By MELINDA J. OVERSTREET
for Glasgow News 1
Analyses from the state crime lab related to a gun found last year that may be connected to a local homicide case may be completed by early June.
Commonwealth’s Attorney John Gardner reported this update to Circuit Judge John T. Alexander at a pretrial conference for James Edward Campbell on Monday. Campbell is charged with murder in relation to the fatal shooting of 35-year-old Roger Noland of Scottsville in February 2023. His trial had been scheduled for September 2024, but it became clear the laboratory would not have its report on any testing ready by then, so the trial was postponed indefinitely.
The gun from which the fatal shot was fired had been in evidence already and is not the one in question at the lab. The latter weapon was found in mid-March 2024 in the vicinity of where the shooting took place but at the opposite end of the parking lot under a storage shed, prosecutors have told Glasgow News 1.
Noland was pronounced deceased at T.J. Samson Community Hospital after being transported there – less than a mile away from where the shooting occurred outside the apartment where Campbell was living – by ambulance. Noland and his fiancee, Felicia Nelson, with whom Campbell has two children, had come to Glasgow to bring Campbell and Nelson’s children to visit with their father. Those children were inside the apartment, and Noland, Nelson and a male child were in a vehicle about to leave when a verbal dispute began that led to a confrontation outside the vehicle and, ultimately, Noland’s death.

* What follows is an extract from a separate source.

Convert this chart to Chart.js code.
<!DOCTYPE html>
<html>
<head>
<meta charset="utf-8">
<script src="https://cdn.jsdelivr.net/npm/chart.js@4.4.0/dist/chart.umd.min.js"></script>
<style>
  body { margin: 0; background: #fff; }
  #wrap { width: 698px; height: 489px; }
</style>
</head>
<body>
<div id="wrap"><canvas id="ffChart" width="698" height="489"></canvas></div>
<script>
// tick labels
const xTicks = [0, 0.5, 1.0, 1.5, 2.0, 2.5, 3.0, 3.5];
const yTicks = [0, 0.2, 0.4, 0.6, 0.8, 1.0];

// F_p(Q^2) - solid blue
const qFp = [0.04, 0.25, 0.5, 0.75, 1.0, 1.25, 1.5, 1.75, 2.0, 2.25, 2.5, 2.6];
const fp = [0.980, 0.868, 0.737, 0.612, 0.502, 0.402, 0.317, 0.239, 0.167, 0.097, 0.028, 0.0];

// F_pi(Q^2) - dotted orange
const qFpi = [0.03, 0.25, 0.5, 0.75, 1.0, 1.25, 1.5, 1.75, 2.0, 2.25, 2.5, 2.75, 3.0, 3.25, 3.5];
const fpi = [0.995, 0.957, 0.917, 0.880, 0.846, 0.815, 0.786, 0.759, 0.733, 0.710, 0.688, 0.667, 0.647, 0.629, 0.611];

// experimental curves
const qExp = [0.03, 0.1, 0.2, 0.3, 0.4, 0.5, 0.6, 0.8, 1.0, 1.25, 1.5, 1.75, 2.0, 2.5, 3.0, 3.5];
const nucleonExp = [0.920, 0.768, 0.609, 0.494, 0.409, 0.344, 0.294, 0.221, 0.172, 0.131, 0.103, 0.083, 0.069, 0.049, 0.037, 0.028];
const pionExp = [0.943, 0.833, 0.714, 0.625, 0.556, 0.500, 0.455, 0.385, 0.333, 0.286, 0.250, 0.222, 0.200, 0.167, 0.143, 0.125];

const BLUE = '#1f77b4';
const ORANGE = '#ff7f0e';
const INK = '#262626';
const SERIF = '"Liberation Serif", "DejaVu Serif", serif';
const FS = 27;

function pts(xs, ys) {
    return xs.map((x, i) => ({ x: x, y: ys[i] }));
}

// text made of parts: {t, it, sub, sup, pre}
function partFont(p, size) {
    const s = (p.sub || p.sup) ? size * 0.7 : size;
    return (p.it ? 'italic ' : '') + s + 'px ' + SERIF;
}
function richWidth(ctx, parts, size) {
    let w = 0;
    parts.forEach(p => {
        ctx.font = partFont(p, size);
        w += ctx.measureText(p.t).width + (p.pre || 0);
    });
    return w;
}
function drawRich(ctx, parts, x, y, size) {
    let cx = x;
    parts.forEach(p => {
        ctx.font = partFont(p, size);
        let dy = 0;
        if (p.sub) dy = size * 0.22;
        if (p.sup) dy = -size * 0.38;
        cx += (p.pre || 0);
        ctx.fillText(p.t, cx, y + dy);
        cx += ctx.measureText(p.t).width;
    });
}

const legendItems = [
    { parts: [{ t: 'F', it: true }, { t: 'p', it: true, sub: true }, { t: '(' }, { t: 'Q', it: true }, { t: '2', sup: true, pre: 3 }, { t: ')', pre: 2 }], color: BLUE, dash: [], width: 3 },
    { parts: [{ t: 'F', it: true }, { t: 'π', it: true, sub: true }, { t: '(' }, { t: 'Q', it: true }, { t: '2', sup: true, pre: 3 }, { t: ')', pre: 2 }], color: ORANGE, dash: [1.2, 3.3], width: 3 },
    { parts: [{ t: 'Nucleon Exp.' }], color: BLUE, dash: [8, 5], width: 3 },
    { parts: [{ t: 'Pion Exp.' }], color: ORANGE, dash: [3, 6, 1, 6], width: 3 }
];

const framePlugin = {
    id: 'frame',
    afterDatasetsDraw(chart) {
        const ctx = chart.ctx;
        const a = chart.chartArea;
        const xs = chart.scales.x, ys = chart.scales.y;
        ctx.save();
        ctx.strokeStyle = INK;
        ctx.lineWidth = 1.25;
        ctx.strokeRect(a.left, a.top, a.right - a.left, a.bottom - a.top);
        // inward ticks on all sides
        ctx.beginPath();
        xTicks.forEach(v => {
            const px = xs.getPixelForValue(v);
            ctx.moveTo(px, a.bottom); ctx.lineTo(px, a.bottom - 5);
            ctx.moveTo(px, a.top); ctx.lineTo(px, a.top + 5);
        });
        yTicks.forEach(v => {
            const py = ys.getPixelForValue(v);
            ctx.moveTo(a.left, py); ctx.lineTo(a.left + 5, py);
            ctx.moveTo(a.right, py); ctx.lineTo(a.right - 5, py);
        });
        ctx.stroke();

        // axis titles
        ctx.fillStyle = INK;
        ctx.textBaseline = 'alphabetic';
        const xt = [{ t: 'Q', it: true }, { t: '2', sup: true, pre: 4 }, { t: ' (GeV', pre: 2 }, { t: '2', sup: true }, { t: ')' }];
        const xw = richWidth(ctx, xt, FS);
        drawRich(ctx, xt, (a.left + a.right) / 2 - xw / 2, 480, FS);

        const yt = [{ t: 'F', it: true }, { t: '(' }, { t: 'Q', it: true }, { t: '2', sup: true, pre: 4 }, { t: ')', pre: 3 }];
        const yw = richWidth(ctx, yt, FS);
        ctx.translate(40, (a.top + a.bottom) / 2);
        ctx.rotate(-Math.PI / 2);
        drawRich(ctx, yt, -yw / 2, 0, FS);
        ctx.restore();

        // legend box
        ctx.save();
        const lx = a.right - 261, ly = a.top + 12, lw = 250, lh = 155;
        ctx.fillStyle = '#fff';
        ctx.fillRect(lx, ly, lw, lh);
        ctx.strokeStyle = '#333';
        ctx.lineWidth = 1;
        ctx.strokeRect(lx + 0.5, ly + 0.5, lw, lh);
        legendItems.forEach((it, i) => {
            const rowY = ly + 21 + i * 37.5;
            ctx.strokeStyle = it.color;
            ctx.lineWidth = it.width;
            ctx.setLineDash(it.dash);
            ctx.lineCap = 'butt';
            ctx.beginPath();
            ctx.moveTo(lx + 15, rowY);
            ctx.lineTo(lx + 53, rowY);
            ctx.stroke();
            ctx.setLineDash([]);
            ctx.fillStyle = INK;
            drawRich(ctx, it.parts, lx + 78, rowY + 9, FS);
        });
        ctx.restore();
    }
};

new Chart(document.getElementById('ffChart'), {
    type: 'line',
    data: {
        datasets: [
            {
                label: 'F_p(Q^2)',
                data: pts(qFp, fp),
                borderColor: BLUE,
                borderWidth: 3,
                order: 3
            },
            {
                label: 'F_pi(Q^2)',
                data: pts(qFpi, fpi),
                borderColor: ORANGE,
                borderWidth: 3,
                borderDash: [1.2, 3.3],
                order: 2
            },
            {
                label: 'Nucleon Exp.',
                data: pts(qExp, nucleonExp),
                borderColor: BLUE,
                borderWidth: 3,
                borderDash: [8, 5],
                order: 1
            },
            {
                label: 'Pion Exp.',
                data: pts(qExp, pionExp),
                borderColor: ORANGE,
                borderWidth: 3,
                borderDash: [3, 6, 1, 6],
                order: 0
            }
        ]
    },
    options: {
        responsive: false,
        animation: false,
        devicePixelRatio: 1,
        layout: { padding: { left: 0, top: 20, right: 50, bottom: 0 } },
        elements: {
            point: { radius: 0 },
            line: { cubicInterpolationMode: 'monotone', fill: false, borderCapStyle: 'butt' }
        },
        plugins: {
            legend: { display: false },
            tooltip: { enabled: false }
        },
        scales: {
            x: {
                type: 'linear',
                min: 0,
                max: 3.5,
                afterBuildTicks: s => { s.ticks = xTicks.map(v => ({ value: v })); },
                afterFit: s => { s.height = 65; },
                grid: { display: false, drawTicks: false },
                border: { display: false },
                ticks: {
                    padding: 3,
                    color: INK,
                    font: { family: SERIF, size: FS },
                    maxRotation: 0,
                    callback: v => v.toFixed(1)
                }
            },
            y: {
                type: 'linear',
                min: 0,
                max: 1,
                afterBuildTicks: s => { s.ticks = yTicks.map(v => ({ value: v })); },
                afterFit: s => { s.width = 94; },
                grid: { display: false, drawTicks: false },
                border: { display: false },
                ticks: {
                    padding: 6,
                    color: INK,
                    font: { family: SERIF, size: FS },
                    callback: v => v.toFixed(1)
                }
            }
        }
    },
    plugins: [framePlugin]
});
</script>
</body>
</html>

Campbell also faces two counts of wanton endangerment due to the proximity of Nelson and her son to the situation when the shooting took place.
According to previous court testimony, after Noland was injured, he returned to the vehicle and was throwing things.
At a pretrial conference in November, Assistant Commonwealth’s Attorney Resa Gardner told the judge that part of the lab results had been received, and they indicated that no fingerprints were found on the handgun, but it had not been determined whether any biological specimens were on it that could be further tested for DNA.
John Gardner told the judge Monday that he and Campbell’s attorney, Johnny Bell, had discussed possible dates for the next pretrial conference, and June 9 and 16 were both out. With that, the next court date was set for June 23.
CORRECTIONS: Two dates have been corrected since the original publication of this report.